Grave of Bill Griner, New Ramah Cemetery, Ray City, GA. Image source: Robert Strickland

Grave of Bill Griner, New Ramah Cemetery, Ray City, GA. Image source: Robert Strickland

William E. “Bill” Griner (1902-1984), son of Sarah and D. Edwin Griner,  was the custodian at the Ray City School. He came to school very early every day and built a fire in the pot-bellied stove in every room. There were four classrooms and the soup kitchen in the old wooden building. In the brick building there were six classrooms, the principal’s office and the laboratory, each with their own stove.  At Christmas, every student brought Bill a gift.

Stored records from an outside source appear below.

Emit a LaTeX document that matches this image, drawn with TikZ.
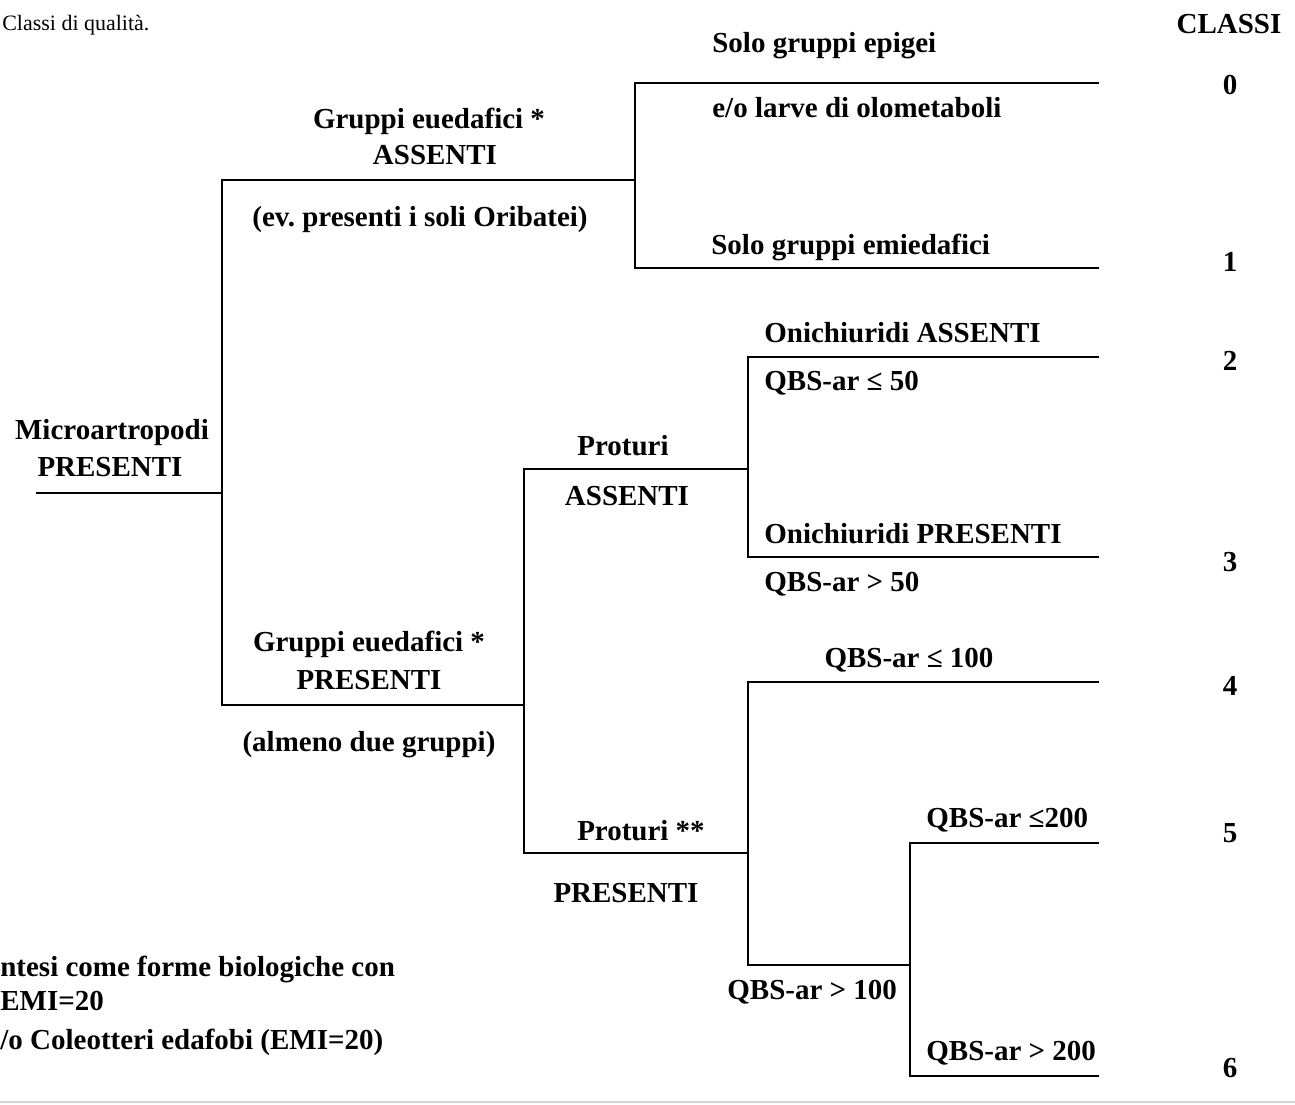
\documentclass[tikz,border=0pt]{standalone}
\usepackage{fontspec}
\setmainfont{Liberation Serif}
\frenchspacing
\begin{document}
\begin{tikzpicture}[x=0.02cm,y=-0.02cm,
  lbl/.style={inner sep=0pt,font=\fontsize{16.5}{19}\selectfont\bfseries},
  lblw/.style={lbl,anchor=west},
  small/.style={inner sep=0pt,anchor=west,font=\fontsize{12.5}{14}\selectfont},
  edge/.style={line width=1.6pt,line cap=rect}]
\useasboundingbox (0,0) rectangle (1295,1105);
% junction coordinates
\coordinate (r0) at (37,493);
\coordinate (r1) at (222,493);
\coordinate (a0) at (222,180);
\coordinate (a1) at (635,180);
\coordinate (c0) at (635,83);
\coordinate (c0e) at (1098,83);
\coordinate (c1) at (635,268);
\coordinate (c1e) at (1098,268);
\coordinate (b0) at (222,705);
\coordinate (b1) at (524,705);
\coordinate (p0) at (524,469);
\coordinate (p1) at (748,469);
\coordinate (c2) at (748,357);
\coordinate (c2e) at (1098,357);
\coordinate (c3) at (748,557);
\coordinate (c3e) at (1098,557);
\coordinate (q0) at (524,853);
\coordinate (q1) at (748,853);
\coordinate (c4) at (748,682);
\coordinate (c4e) at (1098,682);
\coordinate (s0) at (748,965);
\coordinate (s1) at (910,965);
\coordinate (c5) at (910,843);
\coordinate (c5e) at (1098,843);
\coordinate (c6) at (910,1076);
\coordinate (c6e) at (1098,1076);
% tree
\draw[edge] (r0) -- (r1);
\draw[edge] (a0) -- (b0);
\draw[edge] (a0) -- (a1);
\draw[edge] (c0) -- (c1);
\draw[edge] (c0) -- (c0e);
\draw[edge] (c1) -- (c1e);
\draw[edge] (b0) -- (b1);
\draw[edge] (p0) -- (q0);
\draw[edge] (p0) -- (p1);
\draw[edge] (c2) -- (c3);
\draw[edge] (c2) -- (c2e);
\draw[edge] (c3) -- (c3e);
\draw[edge] (q0) -- (q1);
\draw[edge] (c4) -- (s0);
\draw[edge] (c4) -- (c4e);
\draw[edge] (s0) -- (s1);
\draw[edge] (c5) -- (c6);
\draw[edge] (c5) -- (c5e);
\draw[edge] (c6) -- (c6e);
% faint scan edge at the bottom
\draw[gray!35,line width=1.5pt] (0,1102) -- (1295,1102);
% texts
\node[small] (title) at (2,25) {Classi di qualità.};
\node[lbl] (classi) at (1229,24) {CLASSI};
\node[lbl] (k0) at (1230,85) {0};
\node[lbl] (k1) at (1230,262) {1};
\node[lbl] (k2) at (1230,361) {2};
\node[lbl] (k3) at (1230,562) {3};
\node[lbl] (k4) at (1230,686) {4};
\node[lbl] (k5) at (1230,833) {5};
\node[lbl] (k6) at (1230,1068) {6};
\node[lbl] (micro1) at (112,433) {Microartropodi};
\node[lbl] (micro2) at (110,467) {PRESENTI};
\node[lbl] (ga1) at (429,121) {Gruppi euedafici *};
\node[lbl] (ga2) at (435,155) {ASSENTI};
\node[lbl] (ga3) at (420,220) {(ev. presenti i soli Oribatei)};
\node[lblw] (t0a) at (712,46) {Solo gruppi epigei};
\node[lblw] (t0b) at (712,108) {e/o larve di olometaboli};
\node[lblw] (t1) at (711,247) {Solo gruppi emiedafici};
\node[lbl] (pa1) at (623,446) {Proturi};
\node[lbl] (pa2) at (627,496) {ASSENTI};
\node[lblw] (t2a) at (764,333) {Onichiuridi ASSENTI};
\node[lblw] (t2b) at (764,383) {QBS-ar ≤ 50};
\node[lblw] (t3a) at (764,534) {Onichiuridi PRESENTI};
\node[lblw] (t3b) at (764,584) {QBS-ar > 50};
\node[lbl] (gp1) at (369,644) {Gruppi euedafici *};
\node[lbl] (gp2) at (369,680) {PRESENTI};
\node[lbl] (gp3) at (369,745) {(almeno due gruppi)};
\node[lbl] (pp1) at (641,831) {Proturi **};
\node[lbl] (pp2) at (626,893) {PRESENTI};
\node[lbl] (t4) at (909,660) {QBS-ar ≤ 100};
\node[lblw] (t5) at (926,820) {QBS-ar ≤200};
\node[lblw] (t56) at (727,992) {QBS-ar > 100};
\node[lblw] (t6) at (926,1053) {QBS-ar > 200};
\node[lblw] (fn1) at (0,969) {ntesi come forme biologiche con};
\node[lblw] (fn2) at (0,1001) {EMI=20};
\node[lblw] (fn3) at (0,1042) {/o Coleotteri edafobi (EMI=20)};
\end{tikzpicture}
\end{document}
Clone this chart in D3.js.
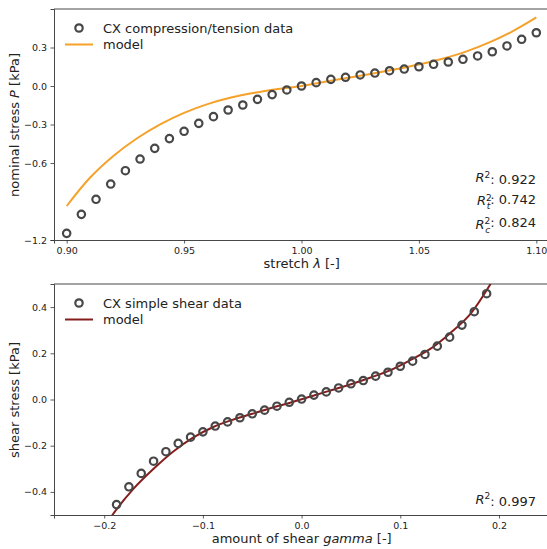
<!DOCTYPE html>
<html>
<head>
<meta charset="utf-8">
<script src="https://cdn.jsdelivr.net/npm/d3@7"></script>
<style>
  html, body { margin: 0; padding: 0; background: #fff; }
  svg { display: block; font-family: "DejaVu Sans", sans-serif; }
</style>
</head>
<body>
<svg id="chart" width="547" height="549"></svg>
<script>
// Compression/tension data: stretch λ and nominal stress P [kPa]
const stretch = d3.range(33).map(i => 0.9 + i * 0.00625);
const stressP = [-1.148, -1.0, -0.883, -0.764, -0.66, -0.569, -0.486, -0.41, -0.353,
  -0.291, -0.239, -0.187, -0.148, -0.104, -0.067, -0.031, 0.0, 0.026, 0.052, 0.068,
  0.086, 0.101, 0.119, 0.132, 0.150, 0.169, 0.187, 0.208, 0.234, 0.267, 0.312, 0.364, 0.415];

// Model prediction for compression/tension
const modelStretch = [0.90, 0.91, 0.92, 0.93, 0.94, 0.95, 0.96, 0.97, 0.98, 0.99, 1.00,
  1.01, 1.02, 1.03, 1.04, 1.05, 1.06, 1.07, 1.08, 1.09, 1.10];
const modelP = [-0.935, -0.713, -0.543, -0.407, -0.297, -0.209, -0.141, -0.090, -0.053, -0.024, 0.0,
  0.033, 0.064, 0.096, 0.130, 0.167, 0.212, 0.268, 0.340, 0.428, 0.535];

// Simple shear data: amount of shear γ and shear stress [kPa]
const gamma = d3.range(31).map(i => -0.1875 + i * 0.0125);
const shearStress = [-0.455, -0.378, -0.32, -0.267, -0.226, -0.19, -0.163, -0.14, -0.115,
  -0.097, -0.079, -0.062, -0.046, -0.029, -0.012, 0.002, 0.019, 0.033, 0.05, 0.068,
  0.082, 0.101, 0.118, 0.144, 0.166, 0.195, 0.231, 0.27, 0.322, 0.38, 0.458];

// Model prediction for simple shear
const modelGamma = [-0.196, -0.19, -0.17, -0.15, -0.13, -0.11, -0.09, -0.07, -0.05, -0.03, -0.01,
  0.01, 0.03, 0.05, 0.07, 0.09, 0.11, 0.13, 0.15, 0.17, 0.19, 0.195];
const modelShear = [-0.53, -0.49, -0.385, -0.30, -0.225, -0.165, -0.12, -0.088, -0.062, -0.036, -0.012,
  0.014, 0.04, 0.066, 0.095, 0.127, 0.17, 0.218, 0.285, 0.365, 0.49, 0.53];

// Tick values
const tickTopX = [0.90, 0.95, 1.00, 1.05, 1.10];
const tickTopY = [0.3, 0.0, -0.3, -0.6, -1.2];
const tickBotX = [-0.2, -0.1, 0.0, 0.1, 0.2];
const tickBotY = [0.4, 0.2, 0.0, -0.2, -0.4];

const svg = d3.select("#chart");
const axisColor = "#333";
const markerColor = "#474747";
const orange = "#f5a12a";
const darkRed = "#861d1d";
const minus = s => s.replace("-", "\u2212");

function panel(opts) {
  const g = svg.append("g");
  const x = d3.scaleLinear().domain(opts.xDomain).range([54, 549]);
  const y = d3.scaleLinear().domain(opts.yDomain).range([opts.bottom, opts.top]);

  const clipId = "clip" + opts.id;
  svg.append("clipPath").attr("id", clipId)
    .append("rect").attr("x", 54).attr("y", opts.top)
    .attr("width", 495).attr("height", opts.bottom - opts.top);

  // model line
  g.append("path")
    .datum(opts.modelX.map((v, i) => [v, opts.modelY[i]]))
    .attr("clip-path", `url(#${clipId})`)
    .attr("fill", "none")
    .attr("stroke", opts.lineColor)
    .attr("stroke-width", 2)
    .attr("d", d3.line().x(d => x(d[0])).y(d => y(d[1])).curve(d3.curveCatmullRom));

  // data markers
  g.append("g").selectAll("circle")
    .data(opts.dataX.map((v, i) => [v, opts.dataY[i]]))
    .join("circle")
    .attr("cx", d => x(d[0]))
    .attr("cy", d => y(d[1]))
    .attr("r", 3.7)
    .attr("fill", "none")
    .attr("stroke", markerColor)
    .attr("stroke-width", 2.2);

  // axes
  const xAxis = g.append("g")
    .attr("transform", `translate(0,${opts.bottom})`)
    .call(d3.axisBottom(x).tickValues(opts.xTicks).tickFormat(opts.xFmt)
      .tickSizeOuter(0).tickSize(3.5).tickPadding(3.5));
  const yAxis = g.append("g")
    .attr("transform", `translate(54,0)`)
    .call(d3.axisLeft(y).tickValues(opts.yTicks).tickFormat(d => minus(d3.format(".1f")(d)))
      .tickSizeOuter(0).tickSize(3.5).tickPadding(3.5));
  [xAxis, yAxis].forEach(a => {
    a.selectAll("text").attr("font-size", 9.5).attr("fill", "#222").attr("font-family", "DejaVu Sans");
    a.selectAll("line").attr("stroke", axisColor).attr("stroke-width", 0.8);
    a.select(".domain").attr("stroke", axisColor).attr("stroke-width", 0.9);
  });
  // top spine
  g.append("line").attr("x1", 54).attr("x2", 549).attr("y1", opts.top).attr("y2", opts.top)
    .attr("stroke", axisColor).attr("stroke-width", 0.9);

  // legend
  const lg = g.append("g");
  lg.append("circle").attr("cx", 79).attr("cy", opts.top + 19).attr("r", 3.7)
    .attr("fill", "none").attr("stroke", markerColor).attr("stroke-width", 2.2);
  lg.append("text").attr("x", 103).attr("y", opts.top + 19).attr("dy", "0.36em")
    .attr("font-size", 13).attr("fill", "#222").text(opts.dataLabel);
  lg.append("line").attr("x1", 65).attr("x2", 93).attr("y1", opts.top + 35.5).attr("y2", opts.top + 35.5)
    .attr("stroke", opts.lineColor).attr("stroke-width", 2);
  lg.append("text").attr("x", 103).attr("y", opts.top + 35.5).attr("dy", "0.36em")
    .attr("font-size", 13).attr("fill", "#222").text("model");

  // axis labels
  const xl = g.append("text").attr("x", 301.7).attr("y", opts.bottom + 28)
    .attr("text-anchor", "middle").attr("font-size", 13).attr("fill", "#222");
  opts.xLabel(xl);
  const yl = g.append("text").attr("transform", `translate(19,${opts.yLabelY}) rotate(-90)`)
    .attr("text-anchor", "middle").attr("font-size", 13).attr("fill", "#222");
  opts.yLabel(yl);

  // R² annotations
  opts.scores.forEach(s => {
    const t = g.append("text").attr("x", 536).attr("y", s.y).attr("dy", "0.36em")
      .attr("text-anchor", "end").attr("font-size", 13).attr("fill", "#222");
    t.append("tspan").attr("font-style", "italic").text("R");
    t.append("tspan").attr("font-size", 9).attr("dy", "-0.5em").text("2");
    if (s.sub) {
      t.append("tspan").attr("font-size", 9).attr("font-style", "italic")
        .attr("dx", "-0.55em").attr("dy", "0.95em").text(s.sub);
      t.append("tspan").attr("dy", "-0.45em").text(": " + s.value);
    } else {
      t.append("tspan").attr("dy", "0.5em").text(": " + s.value);
    }
  });
}

panel({
  id: "top",
  top: 9, bottom: 240,
  xDomain: [0.8946, 1.1054], yDomain: [-1.2, 0.6],
  xTicks: tickTopX, yTicks: tickTopY,
  xFmt: d3.format(".2f"),
  dataX: stretch, dataY: stressP,
  modelX: modelStretch, modelY: modelP,
  lineColor: orange,
  dataLabel: "CX compression/tension data",
  xLabel: t => {
    t.append("tspan").text("stretch ");
    t.append("tspan").attr("font-style", "italic").text("λ");
    t.append("tspan").text(" [-]");
  },
  yLabelY: 125,
  yLabel: t => {
    t.append("tspan").text("nominal stress ");
    t.append("tspan").attr("font-style", "italic").text("P");
    t.append("tspan").text(" [kPa]");
  },
  scores: [
    { y: 177.7, value: "0.922" },
    { y: 200.7, sub: "t", value: "0.742" },
    { y: 224, sub: "c", value: "0.824" }
  ]
});

panel({
  id: "bot",
  top: 284, bottom: 515,
  xDomain: [-0.2509, 0.2507], yDomain: [-0.5, 0.5],
  xTicks: tickBotX, yTicks: tickBotY,
  xFmt: d => minus(d3.format(".1f")(d)),
  dataX: gamma, dataY: shearStress,
  modelX: modelGamma, modelY: modelShear,
  lineColor: darkRed,
  dataLabel: "CX simple shear data",
  xLabel: t => {
    t.append("tspan").text("amount of shear ");
    t.append("tspan").attr("font-style", "italic").text("gamma");
    t.append("tspan").text(" [-]");
  },
  yLabelY: 400,
  yLabel: t => { t.text("shear stress [kPa]"); },
  scores: [
    { y: 499, value: "0.997" }
  ]
});
</script>
</body>
</html>
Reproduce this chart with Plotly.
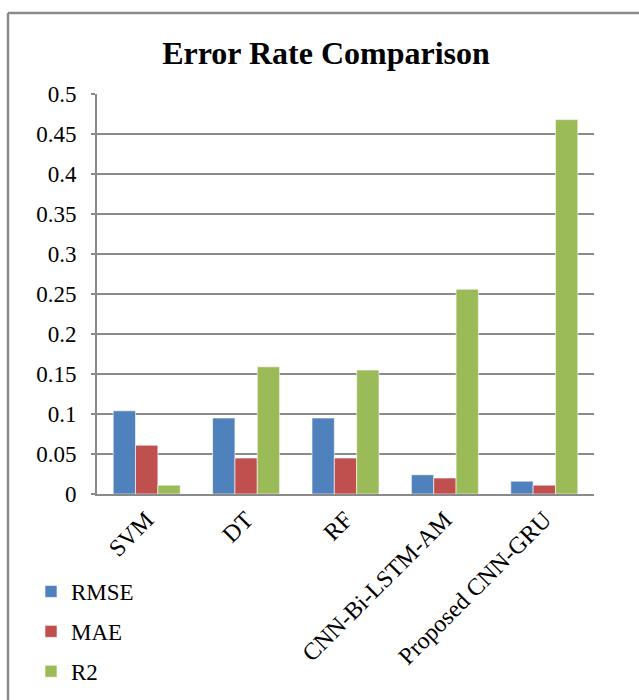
import plotly.graph_objects as go

categories = ["SVM", "DT", "RF", "CNN-Bi-LSTM-AM", "Proposed CNN-GRU"]
rmse = [0.104, 0.095, 0.095, 0.024, 0.016]
mae = [0.061, 0.045, 0.045, 0.020, 0.011]
r2 = [0.011, 0.159, 0.155, 0.256, 0.468]
series_names = ["RMSE", "MAE", "R2"]
colors = ["#4F81BD", "#C0504D", "#9BBB59"]
y_ticks = [0, 0.05, 0.1, 0.15, 0.2, 0.25, 0.3, 0.35, 0.4, 0.45, 0.5]
y_tick_labels = ["0", "0.05", "0.1", "0.15", "0.2", "0.25", "0.3", "0.35", "0.4", "0.45", "0.5"]

FONT = "Liberation Serif, Times New Roman, serif"
W, H = 639, 700
L, R, T, B = 97, 45, 94, 206
pw, ph = W - L - R, H - T - B

fig = go.Figure()
for i, (name, vals) in enumerate(zip(series_names, [rmse, mae, r2])):
    fig.add_trace(go.Bar(
        x=categories, y=vals, name=name, legendgroup=name,
        marker=dict(color=colors[i], line=dict(color="rgba(255,255,255,0.6)", width=1)),
    ))

def px_x(p):
    return (p - L) / pw

def px_y(p):
    return (H - B - p) / ph

line_col = "#8a8a8a"
shapes = [
    dict(type="line", xref="paper", yref="paper", x0=px_x(8), x1=px_x(660), y0=px_y(13), y1=px_y(13),
         line=dict(color=line_col, width=2.5)),
    dict(type="line", xref="paper", yref="paper", x0=px_x(8), x1=px_x(8), y0=px_y(13), y1=px_y(720),
         line=dict(color=line_col, width=2.5)),
]

fig.update_layout(
    width=W, height=H,
    margin=dict(l=L, r=R, t=T, b=B, autoexpand=False),
    paper_bgcolor="white", plot_bgcolor="white",
    font=dict(family=FONT, size=23, color="black"),
    title=dict(text="<b>Error Rate Comparison</b>", x=326 / W, xref="container", xanchor="center",
               y=1 - 53 / H, yref="container", yanchor="middle",
               font=dict(family=FONT, size=32, color="black")),
    barmode="group", bargap=0.326, bargroupgap=0,
    showlegend=True,
    legend=dict(x=px_x(31), y=px_y(570), xanchor="left", yanchor="top",
                traceorder="grouped", tracegroupgap=7, itemwidth=30,
                font=dict(family=FONT, size=23, color="black"),
                bgcolor="rgba(0,0,0,0)"),
    shapes=shapes,
)
fig.update_xaxes(tickangle=-45, showline=True, linecolor=line_col, linewidth=2,
                 ticks="outside", ticklen=0, showgrid=False,
                 tickfont=dict(family=FONT, size=24, color="black"))
fig.update_yaxes(range=[0, 0.5], tickvals=y_ticks, ticktext=y_tick_labels,
                 showline=True, linecolor=line_col, linewidth=2,
                 ticks="outside", ticklen=4, tickcolor=line_col, tickwidth=2,
                 ticklabelstandoff=10,
                 showgrid=True, gridcolor=line_col, gridwidth=2, zeroline=False,
                 tickfont=dict(family=FONT, size=23, color="black"))

fig.write_html("out.html", config={"displayModeBar": False},
               post_script="document.body.style.margin='0px';")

Bill Griner had a home on Main Street in Ray City.  This home was an unpainted, low, wooden bungalow on the north side of Main Street on the block of land between Ward Street and Samuel Street. His neighbors to the west were the family of Caulie and Marietta Smith.

It appears that after the death of Robert L. Griner, Tessie Vining Griner and her daughter Sadie moved in with William E. “Bill” Griner.  Sadie had a son nicknamed Peanut, and although Bill himself had only two years of formal schooling, he worked hard to make sure that Peanut made it through high school. Peanut later became a policeman at Remerton, GA.